- [Extracted information]:
* start *
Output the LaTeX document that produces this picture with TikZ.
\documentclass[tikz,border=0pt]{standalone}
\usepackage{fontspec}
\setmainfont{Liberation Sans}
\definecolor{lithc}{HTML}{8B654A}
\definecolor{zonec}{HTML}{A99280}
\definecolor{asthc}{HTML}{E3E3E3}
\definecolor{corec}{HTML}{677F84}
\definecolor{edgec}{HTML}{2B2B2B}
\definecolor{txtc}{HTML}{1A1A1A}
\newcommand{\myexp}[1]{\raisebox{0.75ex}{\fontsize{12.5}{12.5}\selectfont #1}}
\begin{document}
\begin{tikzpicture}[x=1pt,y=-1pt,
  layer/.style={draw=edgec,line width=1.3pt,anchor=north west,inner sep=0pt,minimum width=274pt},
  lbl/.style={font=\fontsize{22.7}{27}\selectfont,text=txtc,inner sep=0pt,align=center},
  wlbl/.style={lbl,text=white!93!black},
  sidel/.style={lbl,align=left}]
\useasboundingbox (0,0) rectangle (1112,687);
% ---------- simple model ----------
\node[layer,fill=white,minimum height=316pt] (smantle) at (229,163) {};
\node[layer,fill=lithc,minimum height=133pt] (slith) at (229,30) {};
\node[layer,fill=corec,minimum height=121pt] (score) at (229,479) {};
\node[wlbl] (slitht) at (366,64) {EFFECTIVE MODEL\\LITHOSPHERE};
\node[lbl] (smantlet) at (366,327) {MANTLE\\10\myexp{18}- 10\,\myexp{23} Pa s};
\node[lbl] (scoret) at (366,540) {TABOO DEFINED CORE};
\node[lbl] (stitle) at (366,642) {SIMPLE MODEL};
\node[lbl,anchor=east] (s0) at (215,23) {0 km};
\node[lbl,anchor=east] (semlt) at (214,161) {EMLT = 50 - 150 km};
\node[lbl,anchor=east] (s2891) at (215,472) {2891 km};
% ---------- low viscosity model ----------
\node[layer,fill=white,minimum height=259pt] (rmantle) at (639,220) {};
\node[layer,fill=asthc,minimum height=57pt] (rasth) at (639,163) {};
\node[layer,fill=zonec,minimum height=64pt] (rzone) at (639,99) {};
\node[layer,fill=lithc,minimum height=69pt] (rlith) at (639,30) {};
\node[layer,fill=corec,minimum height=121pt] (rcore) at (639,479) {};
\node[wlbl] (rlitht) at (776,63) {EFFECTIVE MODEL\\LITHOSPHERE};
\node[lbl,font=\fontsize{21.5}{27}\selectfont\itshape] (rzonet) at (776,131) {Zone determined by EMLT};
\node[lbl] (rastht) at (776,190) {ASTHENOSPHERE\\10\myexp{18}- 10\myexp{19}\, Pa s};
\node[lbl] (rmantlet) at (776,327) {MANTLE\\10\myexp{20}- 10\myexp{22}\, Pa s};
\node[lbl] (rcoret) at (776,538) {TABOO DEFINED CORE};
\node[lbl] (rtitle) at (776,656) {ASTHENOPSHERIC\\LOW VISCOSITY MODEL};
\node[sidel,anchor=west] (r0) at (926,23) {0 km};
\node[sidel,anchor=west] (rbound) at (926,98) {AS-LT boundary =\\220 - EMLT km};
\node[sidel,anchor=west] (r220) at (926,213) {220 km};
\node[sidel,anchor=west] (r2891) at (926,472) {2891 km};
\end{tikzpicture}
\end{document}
* end *
* start *
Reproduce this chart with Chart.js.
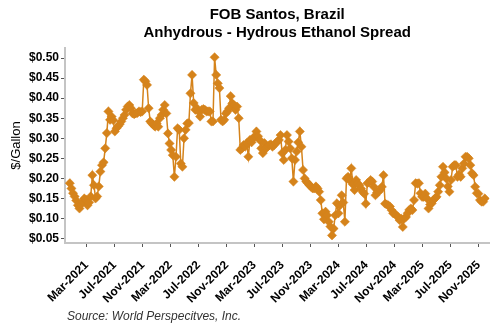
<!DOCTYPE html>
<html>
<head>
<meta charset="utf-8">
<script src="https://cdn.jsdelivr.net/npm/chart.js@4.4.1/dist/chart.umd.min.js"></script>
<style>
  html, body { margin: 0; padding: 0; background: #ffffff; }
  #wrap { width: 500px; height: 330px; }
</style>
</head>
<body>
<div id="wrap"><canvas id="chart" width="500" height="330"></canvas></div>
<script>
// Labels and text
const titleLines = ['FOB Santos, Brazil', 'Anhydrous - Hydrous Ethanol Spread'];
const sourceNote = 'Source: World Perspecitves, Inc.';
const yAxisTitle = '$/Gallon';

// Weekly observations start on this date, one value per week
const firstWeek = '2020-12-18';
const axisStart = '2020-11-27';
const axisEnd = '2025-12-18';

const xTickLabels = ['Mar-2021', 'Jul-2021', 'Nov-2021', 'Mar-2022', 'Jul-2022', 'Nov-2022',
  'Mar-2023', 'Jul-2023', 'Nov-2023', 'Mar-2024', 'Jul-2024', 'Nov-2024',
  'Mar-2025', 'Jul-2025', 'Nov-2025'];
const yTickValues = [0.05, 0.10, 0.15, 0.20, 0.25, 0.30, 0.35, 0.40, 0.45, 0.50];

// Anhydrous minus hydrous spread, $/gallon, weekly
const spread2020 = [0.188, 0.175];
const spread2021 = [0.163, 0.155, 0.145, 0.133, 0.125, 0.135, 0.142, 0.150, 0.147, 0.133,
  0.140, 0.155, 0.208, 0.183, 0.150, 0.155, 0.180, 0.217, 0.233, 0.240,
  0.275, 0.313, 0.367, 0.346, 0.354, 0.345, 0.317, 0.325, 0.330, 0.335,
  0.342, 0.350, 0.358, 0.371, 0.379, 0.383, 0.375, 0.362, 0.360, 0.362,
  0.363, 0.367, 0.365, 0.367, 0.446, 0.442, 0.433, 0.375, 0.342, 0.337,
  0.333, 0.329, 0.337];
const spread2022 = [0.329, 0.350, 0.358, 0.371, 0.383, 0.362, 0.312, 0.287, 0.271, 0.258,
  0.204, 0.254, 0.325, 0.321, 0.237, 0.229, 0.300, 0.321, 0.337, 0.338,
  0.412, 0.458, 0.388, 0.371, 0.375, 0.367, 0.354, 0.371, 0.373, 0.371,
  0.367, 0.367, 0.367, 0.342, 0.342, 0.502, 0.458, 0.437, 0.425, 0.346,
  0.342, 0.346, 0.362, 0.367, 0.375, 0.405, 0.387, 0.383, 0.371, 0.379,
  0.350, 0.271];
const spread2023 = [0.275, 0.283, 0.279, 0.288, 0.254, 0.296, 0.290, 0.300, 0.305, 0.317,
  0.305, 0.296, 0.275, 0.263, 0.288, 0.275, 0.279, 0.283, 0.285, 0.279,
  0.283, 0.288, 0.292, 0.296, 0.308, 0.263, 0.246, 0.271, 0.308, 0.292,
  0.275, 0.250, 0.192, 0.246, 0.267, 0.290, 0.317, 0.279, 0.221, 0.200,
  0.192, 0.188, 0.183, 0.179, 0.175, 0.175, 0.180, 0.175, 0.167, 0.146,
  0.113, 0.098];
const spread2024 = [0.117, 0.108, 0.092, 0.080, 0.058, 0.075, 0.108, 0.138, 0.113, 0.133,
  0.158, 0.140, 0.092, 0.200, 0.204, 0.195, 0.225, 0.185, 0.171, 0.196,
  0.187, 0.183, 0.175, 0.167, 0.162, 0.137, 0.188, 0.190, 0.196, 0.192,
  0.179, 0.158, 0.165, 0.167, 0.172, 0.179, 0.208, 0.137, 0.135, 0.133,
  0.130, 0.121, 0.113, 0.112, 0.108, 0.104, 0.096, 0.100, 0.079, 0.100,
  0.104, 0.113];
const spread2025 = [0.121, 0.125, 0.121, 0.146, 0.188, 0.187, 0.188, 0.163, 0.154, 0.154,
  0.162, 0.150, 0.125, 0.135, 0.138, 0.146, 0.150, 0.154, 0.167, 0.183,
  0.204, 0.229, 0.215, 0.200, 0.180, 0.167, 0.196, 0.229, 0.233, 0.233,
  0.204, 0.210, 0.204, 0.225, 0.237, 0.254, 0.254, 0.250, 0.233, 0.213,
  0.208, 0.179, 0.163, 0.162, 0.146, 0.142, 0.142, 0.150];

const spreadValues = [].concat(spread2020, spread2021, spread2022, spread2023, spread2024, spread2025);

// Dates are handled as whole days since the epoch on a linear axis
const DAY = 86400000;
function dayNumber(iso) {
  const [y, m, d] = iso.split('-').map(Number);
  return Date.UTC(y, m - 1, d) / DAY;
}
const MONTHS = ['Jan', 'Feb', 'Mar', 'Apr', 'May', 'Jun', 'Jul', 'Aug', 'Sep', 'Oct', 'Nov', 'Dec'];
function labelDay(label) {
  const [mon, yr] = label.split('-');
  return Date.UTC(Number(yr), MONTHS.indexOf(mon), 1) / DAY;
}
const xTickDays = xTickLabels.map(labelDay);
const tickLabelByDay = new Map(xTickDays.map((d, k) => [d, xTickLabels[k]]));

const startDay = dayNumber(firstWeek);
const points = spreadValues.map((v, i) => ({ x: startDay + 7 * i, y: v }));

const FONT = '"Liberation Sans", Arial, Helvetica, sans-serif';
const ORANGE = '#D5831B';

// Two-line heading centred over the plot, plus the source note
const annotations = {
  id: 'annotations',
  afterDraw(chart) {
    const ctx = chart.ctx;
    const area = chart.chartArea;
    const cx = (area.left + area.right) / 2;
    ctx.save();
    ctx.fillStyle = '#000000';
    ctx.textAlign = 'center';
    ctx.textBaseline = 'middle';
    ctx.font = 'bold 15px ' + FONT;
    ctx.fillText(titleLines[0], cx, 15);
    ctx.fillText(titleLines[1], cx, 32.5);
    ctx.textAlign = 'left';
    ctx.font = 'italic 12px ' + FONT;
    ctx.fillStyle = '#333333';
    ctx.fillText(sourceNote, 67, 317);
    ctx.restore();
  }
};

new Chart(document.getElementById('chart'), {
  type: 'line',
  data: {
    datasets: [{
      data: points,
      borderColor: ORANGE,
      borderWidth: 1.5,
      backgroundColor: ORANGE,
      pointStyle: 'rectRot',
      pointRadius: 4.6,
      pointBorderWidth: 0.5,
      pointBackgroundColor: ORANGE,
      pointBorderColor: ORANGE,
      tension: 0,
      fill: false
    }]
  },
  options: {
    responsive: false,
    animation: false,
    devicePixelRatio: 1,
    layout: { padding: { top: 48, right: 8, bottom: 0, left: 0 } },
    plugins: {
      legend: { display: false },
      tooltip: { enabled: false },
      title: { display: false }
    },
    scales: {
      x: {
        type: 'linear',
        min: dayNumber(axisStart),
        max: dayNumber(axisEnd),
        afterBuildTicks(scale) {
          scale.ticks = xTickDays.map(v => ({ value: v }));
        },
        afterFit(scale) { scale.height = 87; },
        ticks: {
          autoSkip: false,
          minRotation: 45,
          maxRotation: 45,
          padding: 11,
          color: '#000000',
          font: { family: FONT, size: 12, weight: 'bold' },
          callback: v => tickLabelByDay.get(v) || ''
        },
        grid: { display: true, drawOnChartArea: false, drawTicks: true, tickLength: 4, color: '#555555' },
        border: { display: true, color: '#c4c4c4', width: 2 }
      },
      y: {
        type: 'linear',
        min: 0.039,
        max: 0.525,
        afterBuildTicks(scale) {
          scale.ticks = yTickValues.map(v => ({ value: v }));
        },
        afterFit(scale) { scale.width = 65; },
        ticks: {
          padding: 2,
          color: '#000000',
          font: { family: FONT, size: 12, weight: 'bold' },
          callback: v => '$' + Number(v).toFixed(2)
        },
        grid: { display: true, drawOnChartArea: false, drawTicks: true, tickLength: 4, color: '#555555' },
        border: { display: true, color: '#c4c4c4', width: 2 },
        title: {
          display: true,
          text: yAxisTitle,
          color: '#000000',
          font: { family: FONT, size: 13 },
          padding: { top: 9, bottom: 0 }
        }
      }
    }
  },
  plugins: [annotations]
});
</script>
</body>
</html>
* end *
- [Problem requirements]: Copy every single line of the material above that holds "with".

- [Result of this exercise]:
Output the LaTeX document that produces this picture with TikZ.
Reproduce this chart with Chart.js.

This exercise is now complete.